WORK TO DO>
A single run of lines is to be printed exactly: starting at the line with "Recreate this image" and ending at the line with "import plotly.graph_objects as go", both included. Leave the pictures out.

EXERCISE MATERIALS>
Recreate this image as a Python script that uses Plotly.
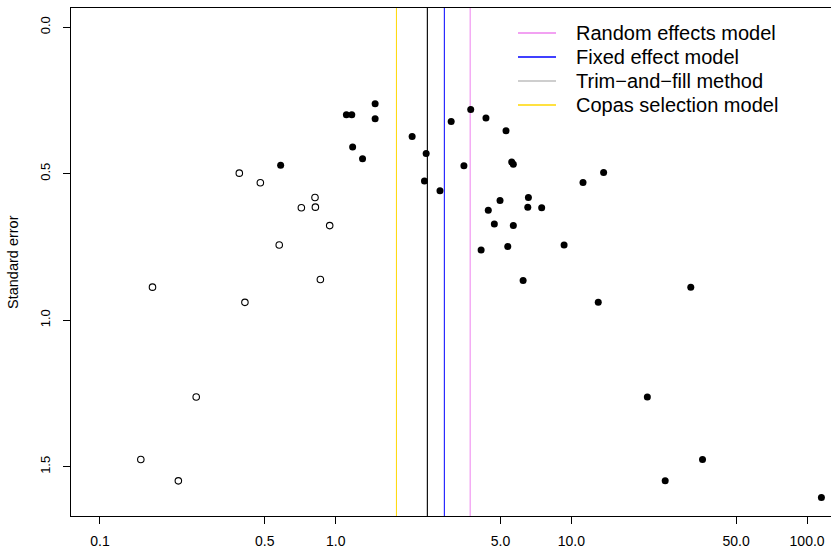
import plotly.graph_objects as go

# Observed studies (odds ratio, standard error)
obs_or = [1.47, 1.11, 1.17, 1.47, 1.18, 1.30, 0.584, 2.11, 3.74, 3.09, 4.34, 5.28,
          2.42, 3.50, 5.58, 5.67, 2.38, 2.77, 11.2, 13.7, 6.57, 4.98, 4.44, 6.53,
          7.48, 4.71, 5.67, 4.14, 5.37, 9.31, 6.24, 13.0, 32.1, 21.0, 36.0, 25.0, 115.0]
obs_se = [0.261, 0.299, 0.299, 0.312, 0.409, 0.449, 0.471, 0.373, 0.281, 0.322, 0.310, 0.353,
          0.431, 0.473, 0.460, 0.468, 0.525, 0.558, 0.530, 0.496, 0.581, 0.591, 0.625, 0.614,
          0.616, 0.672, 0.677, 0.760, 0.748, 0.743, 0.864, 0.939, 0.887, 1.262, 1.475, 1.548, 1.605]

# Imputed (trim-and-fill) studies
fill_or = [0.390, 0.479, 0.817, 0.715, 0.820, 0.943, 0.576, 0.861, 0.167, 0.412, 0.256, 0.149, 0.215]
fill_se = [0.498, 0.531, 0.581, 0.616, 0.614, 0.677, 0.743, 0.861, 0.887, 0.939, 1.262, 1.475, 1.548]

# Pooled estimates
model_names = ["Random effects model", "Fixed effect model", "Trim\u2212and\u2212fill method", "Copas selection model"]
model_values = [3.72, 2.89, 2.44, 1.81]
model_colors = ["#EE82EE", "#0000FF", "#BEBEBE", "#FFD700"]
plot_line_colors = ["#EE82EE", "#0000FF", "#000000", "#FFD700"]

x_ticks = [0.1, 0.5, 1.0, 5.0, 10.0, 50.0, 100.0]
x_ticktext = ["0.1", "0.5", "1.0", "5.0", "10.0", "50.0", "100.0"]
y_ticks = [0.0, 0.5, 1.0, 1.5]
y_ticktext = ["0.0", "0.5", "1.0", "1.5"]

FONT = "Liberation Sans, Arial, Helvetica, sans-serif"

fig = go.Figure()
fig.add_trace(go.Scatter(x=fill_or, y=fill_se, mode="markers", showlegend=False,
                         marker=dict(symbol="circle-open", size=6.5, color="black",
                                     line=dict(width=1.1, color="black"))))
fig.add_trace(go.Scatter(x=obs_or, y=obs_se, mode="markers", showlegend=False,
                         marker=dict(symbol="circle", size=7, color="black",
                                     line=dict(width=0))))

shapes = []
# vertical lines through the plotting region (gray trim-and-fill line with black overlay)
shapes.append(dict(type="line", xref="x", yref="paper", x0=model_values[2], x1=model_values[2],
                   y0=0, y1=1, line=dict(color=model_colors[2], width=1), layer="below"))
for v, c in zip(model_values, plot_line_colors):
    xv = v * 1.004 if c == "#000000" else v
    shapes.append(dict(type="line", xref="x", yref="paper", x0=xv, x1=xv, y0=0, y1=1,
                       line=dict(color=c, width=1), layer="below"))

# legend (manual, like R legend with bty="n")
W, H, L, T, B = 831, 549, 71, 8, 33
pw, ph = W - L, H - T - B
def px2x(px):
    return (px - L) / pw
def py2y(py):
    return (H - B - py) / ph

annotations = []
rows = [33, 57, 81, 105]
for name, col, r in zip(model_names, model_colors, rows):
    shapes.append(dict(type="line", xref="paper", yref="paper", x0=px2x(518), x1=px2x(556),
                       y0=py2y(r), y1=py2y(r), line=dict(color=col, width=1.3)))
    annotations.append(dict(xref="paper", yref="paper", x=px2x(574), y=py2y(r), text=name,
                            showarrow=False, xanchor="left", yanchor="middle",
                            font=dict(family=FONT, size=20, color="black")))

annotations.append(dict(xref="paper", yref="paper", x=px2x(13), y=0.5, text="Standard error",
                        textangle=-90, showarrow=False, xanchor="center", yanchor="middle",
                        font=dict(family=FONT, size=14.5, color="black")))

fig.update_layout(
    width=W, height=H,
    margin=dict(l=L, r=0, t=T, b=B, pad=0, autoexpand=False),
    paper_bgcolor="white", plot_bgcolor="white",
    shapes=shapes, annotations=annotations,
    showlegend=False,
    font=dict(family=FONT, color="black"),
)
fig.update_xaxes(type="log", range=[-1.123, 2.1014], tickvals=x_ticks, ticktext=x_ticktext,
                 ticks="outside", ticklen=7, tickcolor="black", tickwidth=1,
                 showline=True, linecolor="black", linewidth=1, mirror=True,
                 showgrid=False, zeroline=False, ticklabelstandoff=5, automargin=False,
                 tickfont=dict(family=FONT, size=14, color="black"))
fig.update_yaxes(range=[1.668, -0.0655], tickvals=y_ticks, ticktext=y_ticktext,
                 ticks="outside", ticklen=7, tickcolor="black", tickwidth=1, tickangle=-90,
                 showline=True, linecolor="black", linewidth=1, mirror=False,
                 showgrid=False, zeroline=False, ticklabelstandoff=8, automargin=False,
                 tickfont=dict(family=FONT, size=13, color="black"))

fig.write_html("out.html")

---

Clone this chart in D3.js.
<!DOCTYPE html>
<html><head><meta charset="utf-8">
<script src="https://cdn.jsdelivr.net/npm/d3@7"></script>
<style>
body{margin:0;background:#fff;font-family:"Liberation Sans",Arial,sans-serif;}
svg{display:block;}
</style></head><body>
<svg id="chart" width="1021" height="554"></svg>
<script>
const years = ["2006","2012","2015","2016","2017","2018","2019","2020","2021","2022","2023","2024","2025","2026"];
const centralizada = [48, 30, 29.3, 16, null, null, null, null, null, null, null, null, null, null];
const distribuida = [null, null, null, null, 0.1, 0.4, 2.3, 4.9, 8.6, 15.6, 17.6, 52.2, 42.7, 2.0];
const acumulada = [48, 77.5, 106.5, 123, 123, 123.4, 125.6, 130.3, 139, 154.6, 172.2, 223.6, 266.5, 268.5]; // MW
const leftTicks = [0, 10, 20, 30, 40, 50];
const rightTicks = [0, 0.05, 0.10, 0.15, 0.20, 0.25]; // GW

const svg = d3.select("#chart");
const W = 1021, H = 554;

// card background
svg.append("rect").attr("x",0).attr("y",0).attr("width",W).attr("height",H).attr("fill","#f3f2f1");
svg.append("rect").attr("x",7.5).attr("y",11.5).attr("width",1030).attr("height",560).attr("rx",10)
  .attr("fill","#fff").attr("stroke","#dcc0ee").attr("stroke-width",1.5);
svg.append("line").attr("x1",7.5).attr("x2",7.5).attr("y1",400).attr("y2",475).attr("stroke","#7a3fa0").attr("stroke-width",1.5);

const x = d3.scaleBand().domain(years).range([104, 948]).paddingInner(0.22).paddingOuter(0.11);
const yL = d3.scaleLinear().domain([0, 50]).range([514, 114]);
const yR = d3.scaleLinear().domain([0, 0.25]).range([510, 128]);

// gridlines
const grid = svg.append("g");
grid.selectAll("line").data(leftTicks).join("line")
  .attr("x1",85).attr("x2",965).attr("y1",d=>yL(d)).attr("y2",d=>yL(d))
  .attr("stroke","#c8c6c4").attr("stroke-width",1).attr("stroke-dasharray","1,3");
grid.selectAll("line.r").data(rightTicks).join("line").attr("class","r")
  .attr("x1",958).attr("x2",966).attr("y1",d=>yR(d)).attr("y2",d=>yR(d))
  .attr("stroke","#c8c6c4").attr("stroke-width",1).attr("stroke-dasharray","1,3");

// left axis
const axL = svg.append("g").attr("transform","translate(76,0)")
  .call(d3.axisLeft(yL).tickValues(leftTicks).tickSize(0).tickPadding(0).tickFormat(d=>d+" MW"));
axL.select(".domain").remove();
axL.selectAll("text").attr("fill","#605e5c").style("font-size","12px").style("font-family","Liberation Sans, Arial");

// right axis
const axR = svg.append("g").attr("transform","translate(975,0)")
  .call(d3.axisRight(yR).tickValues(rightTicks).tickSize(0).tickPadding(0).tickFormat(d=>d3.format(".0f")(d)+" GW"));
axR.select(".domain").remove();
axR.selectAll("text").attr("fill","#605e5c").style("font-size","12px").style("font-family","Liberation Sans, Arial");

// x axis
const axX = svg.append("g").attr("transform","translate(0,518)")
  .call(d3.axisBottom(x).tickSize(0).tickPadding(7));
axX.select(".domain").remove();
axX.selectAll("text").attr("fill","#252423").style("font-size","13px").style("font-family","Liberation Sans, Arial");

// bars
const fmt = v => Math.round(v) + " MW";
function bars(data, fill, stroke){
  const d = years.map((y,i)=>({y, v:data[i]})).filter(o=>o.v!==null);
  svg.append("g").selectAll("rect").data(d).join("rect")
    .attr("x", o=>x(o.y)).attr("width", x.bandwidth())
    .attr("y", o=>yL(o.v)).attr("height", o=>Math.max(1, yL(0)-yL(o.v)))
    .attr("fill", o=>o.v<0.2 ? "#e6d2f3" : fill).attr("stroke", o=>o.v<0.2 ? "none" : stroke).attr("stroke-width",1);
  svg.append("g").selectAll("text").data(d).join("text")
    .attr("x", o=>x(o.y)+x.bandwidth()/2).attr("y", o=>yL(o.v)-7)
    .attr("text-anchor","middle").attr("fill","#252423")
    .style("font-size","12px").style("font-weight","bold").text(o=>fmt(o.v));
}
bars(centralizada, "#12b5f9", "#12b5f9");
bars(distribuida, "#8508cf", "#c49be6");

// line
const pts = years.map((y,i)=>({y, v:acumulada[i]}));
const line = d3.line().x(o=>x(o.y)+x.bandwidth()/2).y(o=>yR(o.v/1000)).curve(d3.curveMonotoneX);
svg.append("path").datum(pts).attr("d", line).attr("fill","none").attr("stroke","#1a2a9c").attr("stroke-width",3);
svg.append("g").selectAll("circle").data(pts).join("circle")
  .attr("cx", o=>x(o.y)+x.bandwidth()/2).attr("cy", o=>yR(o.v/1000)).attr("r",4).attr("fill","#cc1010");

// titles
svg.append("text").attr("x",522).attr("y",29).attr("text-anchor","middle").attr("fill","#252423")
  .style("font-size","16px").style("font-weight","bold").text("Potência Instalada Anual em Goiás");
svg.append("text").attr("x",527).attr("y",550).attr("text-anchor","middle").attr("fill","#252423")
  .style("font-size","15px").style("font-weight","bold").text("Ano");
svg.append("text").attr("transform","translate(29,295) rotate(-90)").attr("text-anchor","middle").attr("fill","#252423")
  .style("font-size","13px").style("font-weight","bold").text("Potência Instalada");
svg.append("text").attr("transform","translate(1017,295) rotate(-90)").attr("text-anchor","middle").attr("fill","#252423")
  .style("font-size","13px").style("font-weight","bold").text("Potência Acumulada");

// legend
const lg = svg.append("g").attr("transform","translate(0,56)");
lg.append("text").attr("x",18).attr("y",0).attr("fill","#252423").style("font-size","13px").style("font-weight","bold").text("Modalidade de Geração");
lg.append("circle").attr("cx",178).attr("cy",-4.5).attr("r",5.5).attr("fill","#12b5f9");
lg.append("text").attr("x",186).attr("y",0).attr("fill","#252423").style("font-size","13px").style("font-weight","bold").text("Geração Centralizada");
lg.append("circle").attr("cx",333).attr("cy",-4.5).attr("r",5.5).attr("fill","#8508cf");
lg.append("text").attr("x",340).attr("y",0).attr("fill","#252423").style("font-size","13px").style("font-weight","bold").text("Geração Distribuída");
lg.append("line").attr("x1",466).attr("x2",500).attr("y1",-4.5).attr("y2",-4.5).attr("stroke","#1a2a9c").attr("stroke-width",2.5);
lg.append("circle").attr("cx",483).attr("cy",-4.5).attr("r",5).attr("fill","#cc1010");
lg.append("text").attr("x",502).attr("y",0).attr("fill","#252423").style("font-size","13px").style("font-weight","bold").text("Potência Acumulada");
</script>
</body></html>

* * *

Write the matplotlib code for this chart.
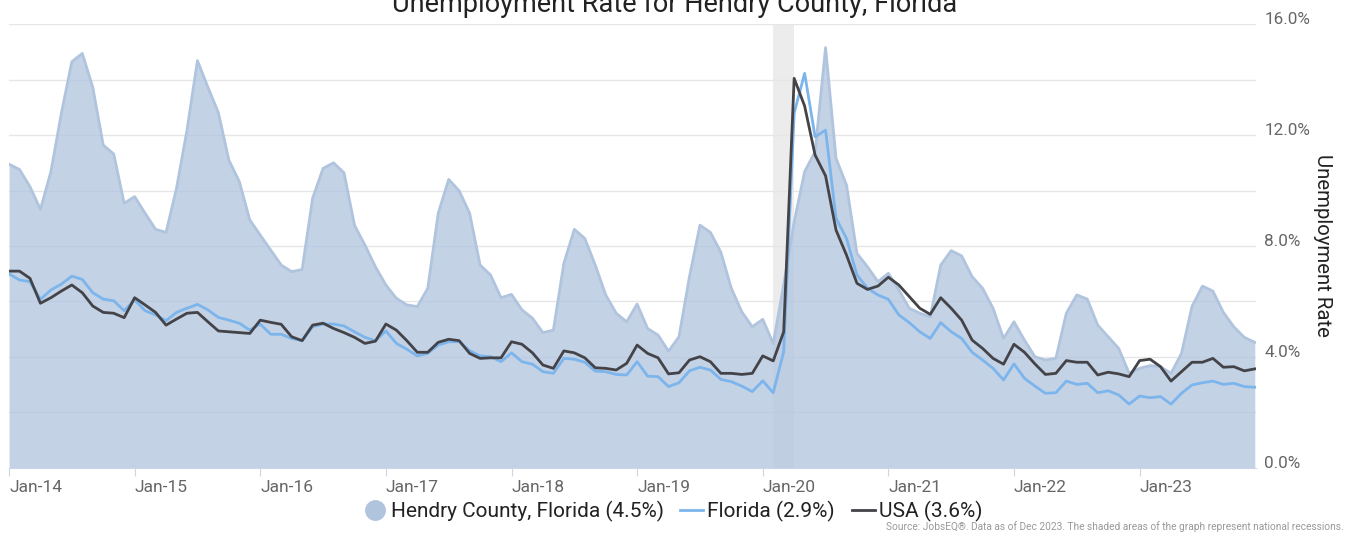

COMPLETE RESPONSE>
Recreate this image as a Python script that uses Plotly.
import plotly.graph_objects as go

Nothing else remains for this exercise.